• Job
Print the lines of the data, starting with the first, up to and including the line where "-66.7, -66.9, -66.8]" appears.

• Recorded data
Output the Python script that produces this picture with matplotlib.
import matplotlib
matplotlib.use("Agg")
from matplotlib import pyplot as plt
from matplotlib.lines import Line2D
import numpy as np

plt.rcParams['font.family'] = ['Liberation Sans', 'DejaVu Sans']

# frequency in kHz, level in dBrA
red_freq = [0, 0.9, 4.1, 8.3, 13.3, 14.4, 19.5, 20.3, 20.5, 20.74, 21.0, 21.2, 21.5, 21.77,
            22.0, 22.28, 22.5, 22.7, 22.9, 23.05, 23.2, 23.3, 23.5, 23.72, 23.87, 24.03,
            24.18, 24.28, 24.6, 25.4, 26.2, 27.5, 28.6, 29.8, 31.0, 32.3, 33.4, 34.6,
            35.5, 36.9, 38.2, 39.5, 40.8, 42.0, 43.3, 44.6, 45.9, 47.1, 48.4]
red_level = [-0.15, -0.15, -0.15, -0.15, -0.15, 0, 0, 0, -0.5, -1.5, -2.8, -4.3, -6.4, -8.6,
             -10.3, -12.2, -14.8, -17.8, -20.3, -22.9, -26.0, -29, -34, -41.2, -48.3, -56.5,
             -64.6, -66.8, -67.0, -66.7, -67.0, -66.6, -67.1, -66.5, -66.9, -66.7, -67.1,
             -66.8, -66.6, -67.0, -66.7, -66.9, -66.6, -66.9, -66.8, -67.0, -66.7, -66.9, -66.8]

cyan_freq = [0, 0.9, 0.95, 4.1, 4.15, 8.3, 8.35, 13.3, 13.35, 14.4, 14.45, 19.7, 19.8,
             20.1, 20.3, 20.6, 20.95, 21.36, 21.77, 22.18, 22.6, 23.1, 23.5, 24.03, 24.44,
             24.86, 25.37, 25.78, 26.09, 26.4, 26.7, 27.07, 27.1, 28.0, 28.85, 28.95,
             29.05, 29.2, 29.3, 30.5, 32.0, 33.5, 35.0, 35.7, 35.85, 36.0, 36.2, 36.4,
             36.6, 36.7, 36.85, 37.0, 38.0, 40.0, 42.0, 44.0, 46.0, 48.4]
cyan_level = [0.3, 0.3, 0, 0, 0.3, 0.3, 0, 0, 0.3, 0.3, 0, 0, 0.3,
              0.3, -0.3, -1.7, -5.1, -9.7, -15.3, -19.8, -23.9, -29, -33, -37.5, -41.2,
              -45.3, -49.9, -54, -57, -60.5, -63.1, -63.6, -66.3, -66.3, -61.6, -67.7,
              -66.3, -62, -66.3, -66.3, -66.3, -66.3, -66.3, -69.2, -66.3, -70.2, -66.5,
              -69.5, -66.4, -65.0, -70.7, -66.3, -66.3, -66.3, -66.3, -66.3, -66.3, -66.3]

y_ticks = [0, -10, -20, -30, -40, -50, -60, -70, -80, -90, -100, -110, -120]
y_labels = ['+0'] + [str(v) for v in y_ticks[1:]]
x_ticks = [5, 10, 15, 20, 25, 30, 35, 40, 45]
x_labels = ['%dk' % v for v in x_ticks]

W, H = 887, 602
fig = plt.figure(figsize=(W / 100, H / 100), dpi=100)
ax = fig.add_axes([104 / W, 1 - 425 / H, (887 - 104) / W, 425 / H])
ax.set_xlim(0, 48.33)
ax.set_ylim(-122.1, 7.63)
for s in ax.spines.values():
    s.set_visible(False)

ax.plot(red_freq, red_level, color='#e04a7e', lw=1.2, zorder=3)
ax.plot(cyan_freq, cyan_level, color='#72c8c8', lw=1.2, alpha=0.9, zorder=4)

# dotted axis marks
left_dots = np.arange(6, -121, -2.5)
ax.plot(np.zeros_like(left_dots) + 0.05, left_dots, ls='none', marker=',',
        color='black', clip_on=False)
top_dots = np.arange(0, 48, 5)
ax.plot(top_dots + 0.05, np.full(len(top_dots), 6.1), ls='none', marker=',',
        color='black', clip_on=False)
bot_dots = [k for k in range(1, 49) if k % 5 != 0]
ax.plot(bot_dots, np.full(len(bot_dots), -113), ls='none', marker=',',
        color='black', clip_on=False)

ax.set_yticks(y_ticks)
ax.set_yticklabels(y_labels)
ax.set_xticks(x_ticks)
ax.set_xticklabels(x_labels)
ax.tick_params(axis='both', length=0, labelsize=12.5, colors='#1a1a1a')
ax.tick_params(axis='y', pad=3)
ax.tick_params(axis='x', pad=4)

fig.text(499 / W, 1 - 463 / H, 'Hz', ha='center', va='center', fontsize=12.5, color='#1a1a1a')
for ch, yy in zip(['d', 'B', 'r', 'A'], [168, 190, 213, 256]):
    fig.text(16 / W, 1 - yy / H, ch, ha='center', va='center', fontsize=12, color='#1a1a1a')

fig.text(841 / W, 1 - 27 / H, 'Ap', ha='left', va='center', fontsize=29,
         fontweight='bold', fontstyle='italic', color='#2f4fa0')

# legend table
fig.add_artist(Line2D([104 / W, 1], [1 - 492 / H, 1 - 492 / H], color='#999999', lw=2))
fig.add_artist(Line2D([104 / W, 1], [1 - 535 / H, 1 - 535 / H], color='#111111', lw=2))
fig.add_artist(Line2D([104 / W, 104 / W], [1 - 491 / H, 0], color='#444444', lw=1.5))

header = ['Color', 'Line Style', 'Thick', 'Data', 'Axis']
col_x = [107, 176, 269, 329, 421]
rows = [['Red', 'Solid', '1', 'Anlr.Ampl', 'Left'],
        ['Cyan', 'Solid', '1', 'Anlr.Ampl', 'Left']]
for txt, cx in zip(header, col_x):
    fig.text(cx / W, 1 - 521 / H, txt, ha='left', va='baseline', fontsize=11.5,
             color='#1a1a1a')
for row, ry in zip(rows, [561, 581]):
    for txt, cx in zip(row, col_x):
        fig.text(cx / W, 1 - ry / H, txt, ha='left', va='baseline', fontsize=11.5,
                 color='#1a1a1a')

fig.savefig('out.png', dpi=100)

• Worked answer
Output the Python script that produces this picture with matplotlib.
import matplotlib
matplotlib.use("Agg")
from matplotlib import pyplot as plt
from matplotlib.lines import Line2D
import numpy as np

plt.rcParams['font.family'] = ['Liberation Sans', 'DejaVu Sans']

# frequency in kHz, level in dBrA
red_freq = [0, 0.9, 4.1, 8.3, 13.3, 14.4, 19.5, 20.3, 20.5, 20.74, 21.0, 21.2, 21.5, 21.77,
            22.0, 22.28, 22.5, 22.7, 22.9, 23.05, 23.2, 23.3, 23.5, 23.72, 23.87, 24.03,
            24.18, 24.28, 24.6, 25.4, 26.2, 27.5, 28.6, 29.8, 31.0, 32.3, 33.4, 34.6,
            35.5, 36.9, 38.2, 39.5, 40.8, 42.0, 43.3, 44.6, 45.9, 47.1, 48.4]
red_level = [-0.15, -0.15, -0.15, -0.15, -0.15, 0, 0, 0, -0.5, -1.5, -2.8, -4.3, -6.4, -8.6,
             -10.3, -12.2, -14.8, -17.8, -20.3, -22.9, -26.0, -29, -34, -41.2, -48.3, -56.5,
             -64.6, -66.8, -67.0, -66.7, -67.0, -66.6, -67.1, -66.5, -66.9, -66.7, -67.1,
             -66.8, -66.6, -67.0, -66.7, -66.9, -66.6, -66.9, -66.8, -67.0, -66.7, -66.9, -66.8]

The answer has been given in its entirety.